The Brazilian movie The Man Who Copied has a main character who starts off a bit shady, peeping on an attractive young woman who lives across from him, but gets even shadier.

He finds out that the woman works in a boutique and goes in pretending to be looking for a gift for his mother. The man works at a copy shop, and decides to counterfeit a large denomination bill that belongs to his boss so he can go back and buy something from the boutique, allowing him to see the woman again. They begin dating…and the man keeps counterfeiting money. Since this movie seems like a quirky indie rom-com, one might assume that the rest of the story would involve the man’s shady behavior coming to light, the woman dumping him, and him trying to find a way to atone for it all and win her back.

Nope!

In fact, the main character and his friends become involved in increasingly serious criminal activity, and the movie essentially turns into a heist flick. And they get away with everything! All ends happily for our anti-heroes, both financially and romantically.
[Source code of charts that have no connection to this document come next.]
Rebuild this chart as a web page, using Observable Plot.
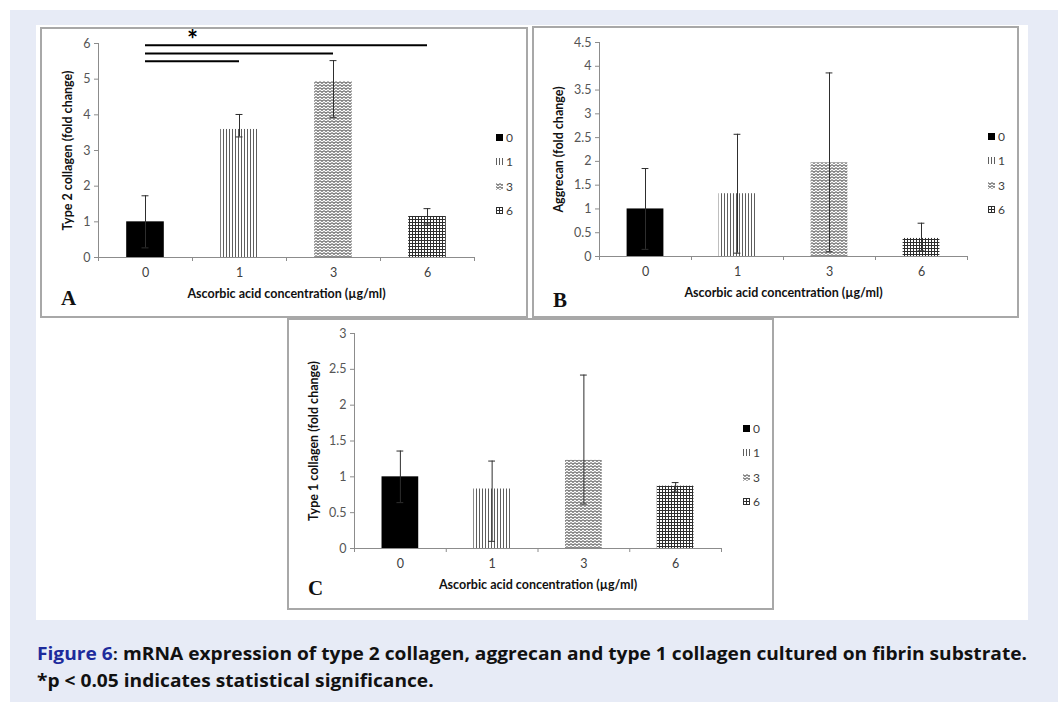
<!DOCTYPE html>
<html>
<head>
<meta charset="utf-8">
<script src="https://cdn.jsdelivr.net/npm/d3@7"></script>
<script src="https://cdn.jsdelivr.net/npm/@observablehq/plot@0.6"></script>
<style>
  html, body { margin: 0; padding: 0; background: #ffffff; }
  body { width: 1058px; height: 702px; position: relative; overflow: hidden; font-family: Lato, "Open Sans", sans-serif; }
  .abs { position: absolute; }
  .panel { position: absolute; box-sizing: border-box; border: 2px solid #a8a8a8; }
  .legend { position: absolute; font: 12px Lato, sans-serif; color: #404040; }
  .legend .row { position: absolute; left: 0; display: flex; align-items: center; white-space: nowrap; }
  .legend svg { display: block; margin-right: 3px; }
  .letter { position: absolute; font: bold 21px "Liberation Serif", "DejaVu Serif", serif; color: #111; line-height: 1; }
  .caption { position: absolute; left: 37px; font: bold 17px "Open Sans", sans-serif; color: #111; white-space: nowrap; transform-origin: 0 0; }
</style>
</head>
<body>
<div class="abs" style="left:10px;top:10px;width:1048px;height:692px;background:#e7ebf6"></div>
<div class="abs" style="left:36px;top:25px;width:992px;height:595px;background:#ffffff"></div>

<svg width="0" height="0" style="position:absolute">
  <defs>
    <pattern id="patV" width="3" height="3" patternUnits="userSpaceOnUse">
      <rect width="3" height="3" fill="#fff"/>
      <line x1="0.5" y1="0" x2="0.5" y2="3" stroke="#5e5e5e" stroke-width="1"/>
    </pattern>
    <pattern id="patZ" width="4" height="3" patternUnits="userSpaceOnUse">
      <rect width="4" height="3" fill="#fff"/>
      <path d="M0,0.6 L2,2.4 L4,0.6" fill="none" stroke="#606060" stroke-width="1.05"/>
    </pattern>
    <pattern id="patG" width="3" height="3" patternUnits="userSpaceOnUse">
      <rect width="3" height="3" fill="#fff"/>
      <line x1="0.5" y1="0" x2="0.5" y2="3" stroke="#2e2e2e" stroke-width="1"/>
      <line x1="0" y1="0.5" x2="3" y2="0.5" stroke="#2e2e2e" stroke-width="1"/>
    </pattern>
  </defs>
</svg>

<div id="root"></div>

<script>
// ---------- data ----------
const concentrations = ["0", "1", "3", "6"];
const barFills = ["#000000", "url(#patV)", "url(#patZ)", "url(#patG)"];
const xTitle = "Ascorbic acid concentration (µg/ml)";
const xTickBounds = [-0.5, 0.5, 1.5, 2.5, 3.5];

// Panel A: type 2 collagen
const col2Title = "Type 2 collagen (fold change)";
const col2Mean  = [1.00, 3.59, 4.93, 1.15];
const col2Upper = [1.73, 4.01, 5.52, 1.37];
const col2Lower = [0.27, 3.38, 3.93, 0.94];
const col2Ticks = [0, 1, 2, 3, 4, 5, 6];
// significance brackets (from category index to category index, at level)
const sigFrom  = [0, 0, 0];
const sigTo    = [3, 2, 1];
const sigLevel = [5.95, 5.72, 5.50];
const sigStarText = ["*"];
const sigStarX = [0.5];
const sigStarY = [6.07];

// Panel B: aggrecan
const aggTitle = "Aggrecan (fold change)";
const aggMean  = [1.00, 1.32, 1.97, 0.38];
const aggUpper = [1.85, 2.57, 3.86, 0.70];
const aggLower = [0.15, 0.07, 0.10, 0.12];
const aggTicks = [0, 0.5, 1, 1.5, 2, 2.5, 3, 3.5, 4, 4.5];

// Panel C: type 1 collagen
const col1Title = "Type 1 collagen (fold change)";
const col1Mean  = [1.00, 0.83, 1.23, 0.87];
const col1Upper = [1.36, 1.22, 2.42, 0.92];
const col1Lower = [0.64, 0.10, 0.62, 0.79];
const col1Ticks = [0, 0.5, 1, 1.5, 2, 2.5, 3];

// ---------- drawing ----------
const axisColor = "#8c8c8c";
const errColor = "#2e2e2e";
const root = document.getElementById("root");

function panel(cfg) {
  const rows = concentrations.map((c, i) => ({
    i, c, mean: cfg.mean[i], upper: cfg.upper[i], lower: cfg.lower[i], fill: barFills[i]
  }));
  const marks = [
    Plot.rectY(rows, {x1: d => d.i - 0.2, x2: d => d.i + 0.2, y1: 0, y2: "mean", fill: "fill"}),
    Plot.ruleX(rows, {x: "i", y1: "lower", y2: "upper", stroke: errColor, strokeWidth: 1}),
    Plot.ruleY(rows, {x1: d => d.i - 0.037, x2: d => d.i + 0.037, y: "upper", stroke: errColor, strokeWidth: 1}),
    Plot.ruleY(rows, {x1: d => d.i - 0.037, x2: d => d.i + 0.037, y: "lower", stroke: errColor, strokeWidth: 1}),
    Plot.ruleY([0], {stroke: axisColor}),
    Plot.ruleX([-0.5], {stroke: axisColor}),
    Plot.axisY({ticks: cfg.ticks, tickSize: 4, tickPadding: 4, tickFormat: d => String(d), stroke: axisColor, fill: "#555", fontSize: 12.5, label: null}),
    Plot.axisX({ticks: [0, 1, 2, 3], tickSize: 0, tickPadding: 11, tickFormat: i => concentrations[i], fill: "#404040", fontSize: 12.5, label: null}),
    Plot.axisX({ticks: xTickBounds, tickSize: 4, tickFormat: () => "", stroke: axisColor, label: null}),
    Plot.text([cfg.ytitle], {frameAnchor: "left", textAnchor: "middle", rotate: -90, dx: cfg.ytdx, fontWeight: "bold", fill: "#111", fontSize: 12.5}),
    Plot.text([xTitle], {frameAnchor: "bottom", textAnchor: "middle", dy: 40, fontWeight: "bold", fill: "#111", fontSize: 12.5}),
    ...(cfg.extra || [])
  ];
  const svg = Plot.plot({
    width: cfg.w, height: cfg.h,
    marginLeft: cfg.ml, marginRight: cfg.mr, marginTop: cfg.mt, marginBottom: cfg.mb,
    x: {domain: [-0.5, 3.5], label: null},
    y: {domain: [0, cfg.ticks[cfg.ticks.length - 1]], label: null},
    color: {type: "identity"},
    style: {fontFamily: "Lato, sans-serif", fontSize: "12.5px", color: "#404040", background: "transparent", overflow: "visible"},
    marks
  });
  svg.style.position = "absolute";
  svg.style.left = cfg.left + "px";
  svg.style.top = cfg.top + "px";

  const box = document.createElement("div");
  box.className = "panel";
  Object.assign(box.style, {left: cfg.left + "px", top: cfg.top + "px", width: cfg.w + "px", height: cfg.h + "px"});
  root.appendChild(box);
  root.appendChild(svg);

  // legend
  const lg = document.createElement("div");
  lg.className = "legend";
  Object.assign(lg.style, {left: (cfg.left + 456) + "px", top: (cfg.top + 110) + "px"});
  concentrations.forEach((c, i) => {
    const row = document.createElement("div");
    row.className = "row";
    row.style.top = (i * 24.5 - 7) + "px";
    row.style.height = "14px";
    row.innerHTML = `<svg width="7" height="7"><rect width="7" height="7" fill="${barFills[i]}"/></svg><span>${c}</span>`;
    lg.appendChild(row);
  });
  root.appendChild(lg);

  // panel letter
  const L = document.createElement("div");
  L.className = "letter";
  L.textContent = cfg.letter;
  Object.assign(L.style, {left: (cfg.left + 21) + "px", top: (cfg.top + cfg.letterTop) + "px"});
  root.appendChild(L);
}

const sigRows = sigFrom.map((f, k) => ({from: f, to: sigTo[k], level: sigLevel[k]}));
const starRows = sigStarText.map((t, k) => ({t, x: sigStarX[k], y: sigStarY[k]}));

panel({
  letter: "A", letterTop: 261, ytdx: -31,
  left: 40, top: 27, w: 488, h: 291, ml: 58, mr: 54, mt: 16, mb: 61,
  mean: col2Mean, upper: col2Upper, lower: col2Lower, ticks: col2Ticks, ytitle: col2Title,
  extra: [
    Plot.ruleY(sigRows, {y: "level", x1: "from", x2: "to", stroke: "#000", strokeWidth: 2}),
    Plot.text(starRows, {x: "x", y: "y", text: "t", fontSize: 26, fontWeight: "bold", fill: "#000"})
  ]
});
panel({
  letter: "B", letterTop: 264, ytdx: -41,
  left: 532, top: 26, w: 487, h: 292, ml: 67, mr: 52, mt: 16, mb: 62,
  mean: aggMean, upper: aggUpper, lower: aggLower, ticks: aggTicks, ytitle: aggTitle
});
panel({
  letter: "C", letterTop: 260, ytdx: -41,
  left: 287, top: 318, w: 487, h: 292, ml: 67, mr: 53, mt: 15, mb: 62,
  mean: col1Mean, upper: col1Upper, lower: col1Lower, ticks: col1Ticks, ytitle: col1Title
});

// caption
const cap1 = document.createElement("div");
cap1.className = "caption";
cap1.style.top = "642px";
cap1.innerHTML = '<span style="color:#1d2b9c">Figure 6</span><span style="font-weight:600">:</span> mRNA expression of type 2 collagen, aggrecan and type 1 collagen cultured on fibrin substrate.';
const cap2 = document.createElement("div");
cap2.className = "caption";
cap2.style.top = "669px";
cap2.textContent = "*p < 0.05 indicates statistical significance.";
root.appendChild(cap1);
root.appendChild(cap2);
const w1 = cap1.getBoundingClientRect().width;
const s = 990 / w1;
cap1.style.transform = `scaleX(${s})`;
cap2.style.transform = `scaleX(${s})`;
</script>
</body>
</html>
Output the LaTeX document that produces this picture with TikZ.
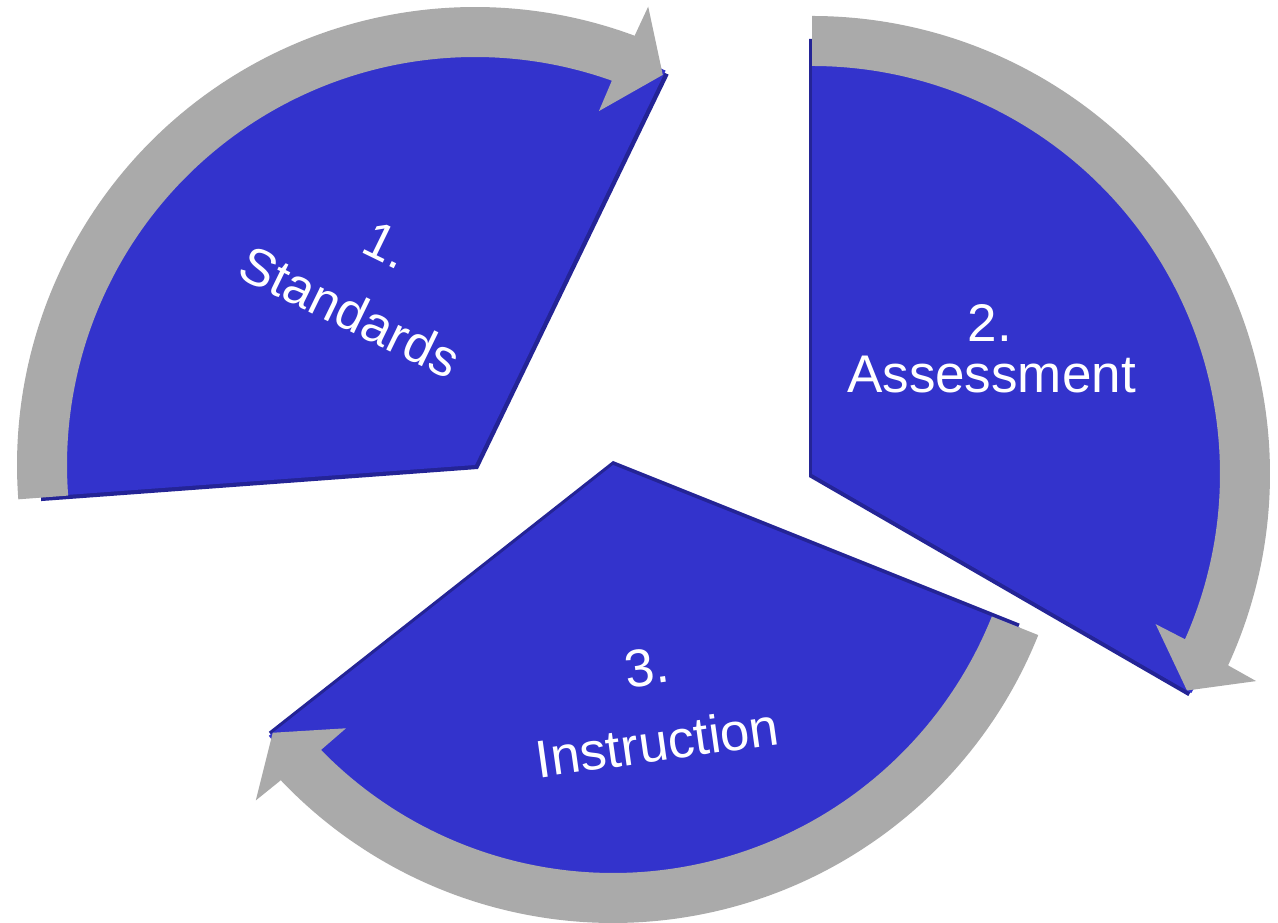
\documentclass[tikz,border=0pt]{standalone}
\usepackage{fontspec}
\setmainfont{Liberation Sans}
\definecolor{facebl}{RGB}{51,51,204}
\definecolor{sidebl}{RGB}{36,36,150}
\definecolor{arrowgr}{RGB}{170,170,170}
\tikzset{
  lbl/.style={text=white, inner sep=0pt, anchor=base},
  arrowband/.style={fill=arrowgr},
}
% gray curved arrow: center x, center y (pt), start angle; runs clockwise 120 deg
\newcommand{\myarrow}[3]{%
  \pgfmathsetmacro{\aS}{#3}%
  \pgfmathsetmacro{\aE}{#3-114.3}%
  \pgfmathsetmacro{\aT}{#3-120}%
  \pgfmathsetmacro{\aEo}{\aE-0.4}%
  \pgfmathsetmacro{\aEi}{\aE+0.4}%
  \pgfmathsetmacro{\aBo}{\aE-0.7}%
  \pgfmathsetmacro{\aBi}{\aE+0.7}%
  \begin{scope}[shift={(#1pt,#2pt)}]
  \fill[arrowband] (\aS:458pt) arc[start angle=\aS, end angle=\aEo, radius=458pt]
     -- (\aBo:490pt) -- (\aT:433pt) -- (\aBi:375pt) -- (\aEi:408pt)
     arc[start angle=\aEi, end angle=\aS, radius=408pt] -- cycle;
  \end{scope}}
% pie wedge with dark side: cx, cy, angle1, angle2, side dx, side dy
\newcommand{\mywedge}[6]{%
  \begin{scope}[shift={(#1pt,#2pt)}]
  \fill[sidebl, shift={(#5pt,#6pt)}] (0,0) -- (#3:438pt) arc[start angle=#3, end angle=#4, radius=438pt] -- cycle;
  \fill[facebl] (0,0) -- (#3:438pt) arc[start angle=#3, end angle=#4, radius=438pt] -- cycle;
  \end{scope}}
\begin{document}
\begin{tikzpicture}
\useasboundingbox (0,0) rectangle (1278pt,923pt);
\fill[white] (0,0) rectangle (1278pt,923pt);
% wedges
\mywedge{475}{458}{64.2}{184.2}{3}{-4}
\mywedge{812}{449}{-30}{90}{-3}{-3}
\mywedge{613}{458}{-141.8}{-21.8}{0}{4}
% arrows
\myarrow{475}{458}{184.3}
\myarrow{812}{449}{90}
\myarrow{613}{458}{-21.8}
% labels
\begin{scope}[shift={(342pt,595pt)}, rotate=-26, transform shape]
  \node[lbl, font=\fontsize{52}{52}\selectfont] (t1) at (0pt,0pt) {Standards};
  \node[lbl, font=\fontsize{52}{52}\selectfont] (n1) at (4pt,76pt) {1.};
\end{scope}
\node[lbl, font=\fontsize{53}{53}\selectfont] (n2) at (990pt,581pt) {2.};
\node[lbl, font=\fontsize{53}{53}\selectfont] (t2) at (991.5pt,530pt) {Assessment};
\begin{scope}[shift={(660pt,162pt)}, rotate=8, transform shape]
  \node[lbl, font=\fontsize{53}{53}\selectfont] (t3) at (0pt,0pt) {Instruction};
  \node[lbl, font=\fontsize{53}{53}\selectfont] (n3) at (0pt,76.8pt) {3.};
\end{scope}
\end{tikzpicture}
\end{document}
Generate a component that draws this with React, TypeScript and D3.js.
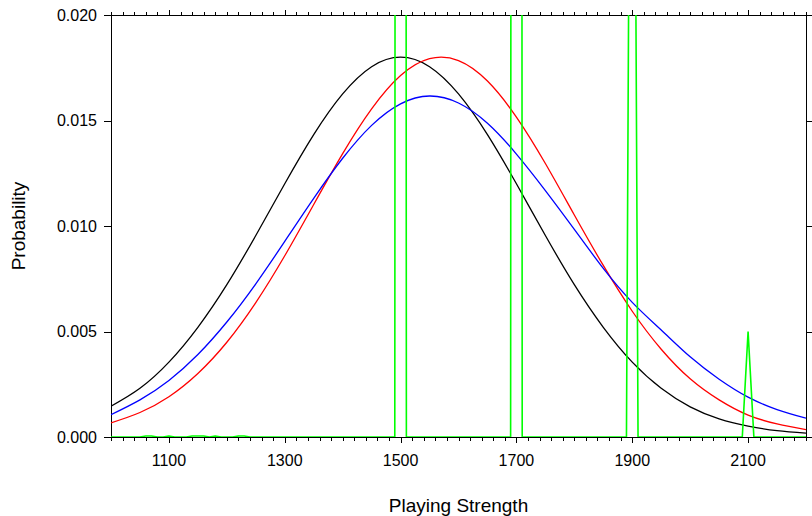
import React from "react";
import * as d3 from "d3";

const strength = [1000, 1050, 1100, 1150, 1200, 1250, 1300, 1350, 1400, 1450, 1500, 1550, 1600, 1650, 1700, 1750, 1800, 1850, 1900, 1950, 2000, 2050, 2100, 2150, 2200];
const blackProb = [0.00146, 0.00231, 0.00355, 0.0052, 0.00722, 0.00955, 0.012, 0.01433, 0.01626, 0.01755, 0.018, 0.01755, 0.01626, 0.01433, 0.012, 0.00955, 0.00722, 0.0052, 0.00355, 0.00231, 0.00143, 0.00086, 0.00052, 0.0003, 0.00018];
const redProb = [0.00067, 0.00116, 0.00191, 0.00301, 0.00449, 0.00637, 0.00859, 0.01102, 0.01343, 0.01555, 0.01713, 0.01793, 0.01784, 0.01687, 0.01516, 0.01296, 0.01052, 0.00813, 0.00596, 0.00416, 0.00276, 0.00176, 0.00104, 0.00062, 0.00035];
const blueProb = [0.00106, 0.00176, 0.00268, 0.00391, 0.00545, 0.00726, 0.00927, 0.01131, 0.01321, 0.01477, 0.01579, 0.01616, 0.01583, 0.01487, 0.01341, 0.01168, 0.00984, 0.00799, 0.00638, 0.00507, 0.0038, 0.00274, 0.00189, 0.0013, 0.00089];

const greenStrength = [1000, 1050, 1060, 1070, 1080, 1090, 1100, 1110, 1130, 1140, 1150, 1160, 1170, 1180, 1190, 1210, 1220, 1230, 1240, 1490, 1500, 1510, 1690, 1700, 1710, 1890, 1900, 1910, 2090, 2100, 2110, 2200];
const greenProb = [0, 0, 0.00005, 0.00005, 0, 0, 0.00005, 0, 0, 0.00005, 0.00005, 0.00005, 0, 0.00005, 0, 0, 0.00005, 0.00005, 0, 0, 0.5, 0, 0, 0.5, 0, 0, 0.055, 0, 0, 0.005, 0, 0];

const xLabels = [1100, 1300, 1500, 1700, 1900, 2100];
const yTicks = [0, 0.005, 0.01, 0.015, 0.02];

const W = 812, H = 516;
const L = 111, R = 806, T = 15, B = 437;
const FONT = "'Liberation Sans', Arial, sans-serif";

export default function App() {
  const x = d3.scaleLinear().domain([1000, 2200]).range([L, R]);
  const y = d3.scaleLinear().domain([0, 0.02]).range([B, T]);
  const minor = d3.range(1000, 2201, 20);
  const fmt = d3.format(".3f");

  const mk = (vals: number[]) =>
    d3.line<number>().x((_, i) => x(strength[i])).y((d) => y(d)).curve(d3.curveNatural)(vals) || "";
  const greenPath =
    d3.line<number>().x((_, i) => x(greenStrength[i])).y((d) => y(d))(greenProb) || "";

  return (
    <svg width={W} height={H} style={{ position: "absolute", left: 0, top: 0, display: "block", background: "#fff" }}>
      <defs>
        <clipPath id="plot">
          <rect x={L} y={T} width={R - L} height={B - T} />
        </clipPath>
      </defs>
      <rect x={0} y={0} width={W} height={H} fill="#fff" />
      <g shapeRendering="crispEdges" stroke="#000" strokeWidth={1}>
        <line x1={L} x2={R} y1={B + 0.5} y2={B + 0.5} />
        <line x1={L} x2={R} y1={T + 0.5} y2={T + 0.5} />
        <line x1={L + 0.5} x2={L + 0.5} y1={T} y2={B} />
        <line x1={R + 0.5} x2={R + 0.5} y1={T} y2={B + 1} />
        {minor.map((v) => {
          const major = (v - 1100) % 200 === 0;
          const px = Math.round(x(v)) + 0.5;
          return (
            <g key={v}>
              <line x1={px} x2={px} y1={B} y2={B + (major ? 6 : 4)} />
              <line x1={px} x2={px} y1={T} y2={T - (major ? 5 : 3)} />
            </g>
          );
        })}
        {yTicks.map((v) => {
          const py = Math.round(y(v)) + 0.5;
          return (
            <g key={v}>
              <line x1={L - 7} x2={L} y1={py} y2={py} />
              <line x1={R} x2={R + 6} y1={py} y2={py} />
            </g>
          );
        })}
      </g>
      <g fontFamily={FONT} fontSize={16} fill="#000">
        {yTicks.map((v) => (
          <text key={v} x={L - 14} y={y(v)} textAnchor="end" dominantBaseline="central">
            {fmt(v)}
          </text>
        ))}
        {xLabels.map((v) => (
          <text key={v} x={x(v)} y={466} textAnchor="middle">
            {v}
          </text>
        ))}
      </g>
      <text x={(L + R) / 2} y={512} textAnchor="middle" fontFamily={FONT} fontSize={19}>
        Playing Strength
      </text>
      <text
        transform={`translate(25, ${(T + B) / 2}) rotate(-90)`}
        textAnchor="middle"
        fontFamily={FONT}
        fontSize={19}
      >
        Probability
      </text>
      <g clipPath="url(#plot)" fill="none" strokeWidth={1.3}>
        <path d={mk(blackProb)} stroke="#000" />
        <path d={mk(redProb)} stroke="#ff0000" />
        <path d={mk(blueProb)} stroke="#0000ff" />
      </g>
      <g clipPath="url(#plot)" fill="none">
        <path d={greenPath} stroke="#00ff00" strokeWidth={1.6} />
      </g>
    </svg>
  );
}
Allen revisited this basic premise in Match Point, only the main character commits the murder himself. He also murders an innocent third party to throw the police off. This plan works out for him just fine, thanks in no little part to luck (as the movie makes clear).

One of the few episodes I liked, because it was about BJ’s inner struggle, and Hawkeye was the foil.

A fairly grim Captain America story had our hero track down a killer who’d shot up a bar. Well, “track down” may not be quite right; acting on the idea that the obsessive shooter was specifically out to kill everyone in that bar, Cap tells the authorities to inform the media thus: one of the ostensible victims survived! This guy! Right here! See photo! Yeah, he’s in protective custody, we’re good, it’s all cool!

Because if the killer thinks “all the eggs in one basket” is the plan – that, instead of heavy police protection, the cops maximized secrecy by sequestering Desmond alone at a hunting cabin in the middle of nowhere – then maybe that killer will show up to finish the job, right? And to truly sell that dang-you-ferreted-it-out story, they really do escort one bundled-up guy there and leave him to fend for himself…

Anyhow, in the midst of all this Cap takes a moment to reflect on how he genuinely hates to mislead the press – and how the guy he’s impersonating may have family members who’ll suffer more because of this deception. Cap has pangs about these shenanigans, is my point. But the moment passes and our straight-ahead hero goes through with it anyway, ambushing the would-be ambusher for the win.

Hell, in Enterprise season three Archer has Enterprise commit actual piracy to continue his mission.